Question 7: validation with the closed form expression for $\mathbf{w}$ (2 marks)¶
We are going to deal now with the test data to perform the validation of the model. Remember that the test data might also contain missing values in the target variable and in the input features.
• Remove the rows of the test data for which the labels have missing values.
• If you remove any feature at the training stage, you also need to remove the same features from the test stage.
• Replace the missing values on each feature variables with the mean value you computed in the training data.
• Normalise the test data using the means and standard deviations computed from the training data
• Compute again $\mathbf{w}$ for the value of $\alpha$ that best performed on the validation set using ALL the training data (not all the training set).
• Report the MSE on the preprocessed test data and an histogram with the absolute error.
• Does the regularisation have any effect on the model? Explain your answer.
Question 7 Answer¶
In [ ]:
# Write your code here
Write the explanation to your answer here.

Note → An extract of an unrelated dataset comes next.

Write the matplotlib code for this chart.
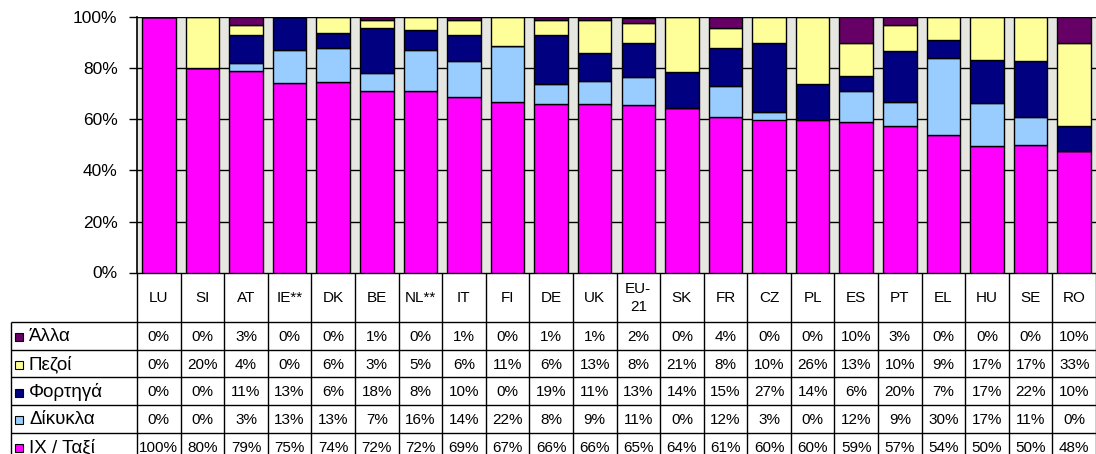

Question 8: training with gradient descent and validation (5 marks)¶
Use gradient descent to iteratively compute the value of $\mathbf{w}_{\text{new}}$. Instead of using all the training set to compute the gradient, use a subset of $B$ datapoints in the training set. This is sometimes called minibatch gradient descent where $B$ is the size of the minibacth. When using gradient descent with minibatches, you need to find the best values for three parameters: $\eta$, the learning rate, $B$, the number of datapoints in the minibatch and $\alpha$, the regularisation parameter.
• As you did on Question 6, create a grid of values for the parameters $\alpha$ and $\eta$ using np.logspace and a grid of values for $B$ using np.linspace. Because you need to find three parameters, start with num=5 and see if you can increase it.
• Use the same training set and validation set that you used in Question 6.
• For each value that you have of $\alpha$, $\eta$ and $B$ from the previous step, use the training set to compute $\mathbf{w}$ using minibatch gradient descent and then measure the MSE over the validation data. For the minibatch gradient descent choose to stop the iterative procedure after $500$ iterations.
• Choose the values of $\alpha$, $\eta$ and $B$ that lead to the lower MSE and save them. You will use them at the test stage.
3 marks of out of the 5 marks
• Use the test set from Question 7 and provide the MSE obtained by having used minibatch training with the best values for $\alpha$, $\eta$ and $B$ over the WHOLE training data (not only the training set).
• Compare the performance of the closed form solution and the minibatch solution. Are the performances similar? Are the parameters $\mathbf{w}$ and $\alpha$ similar in both approaches? Please comment on both questions.
2 marks of out of the 5 marks
Question 8 Answer¶
In [ ]:
# Write the code for your answer here
Write the answer to your last question here.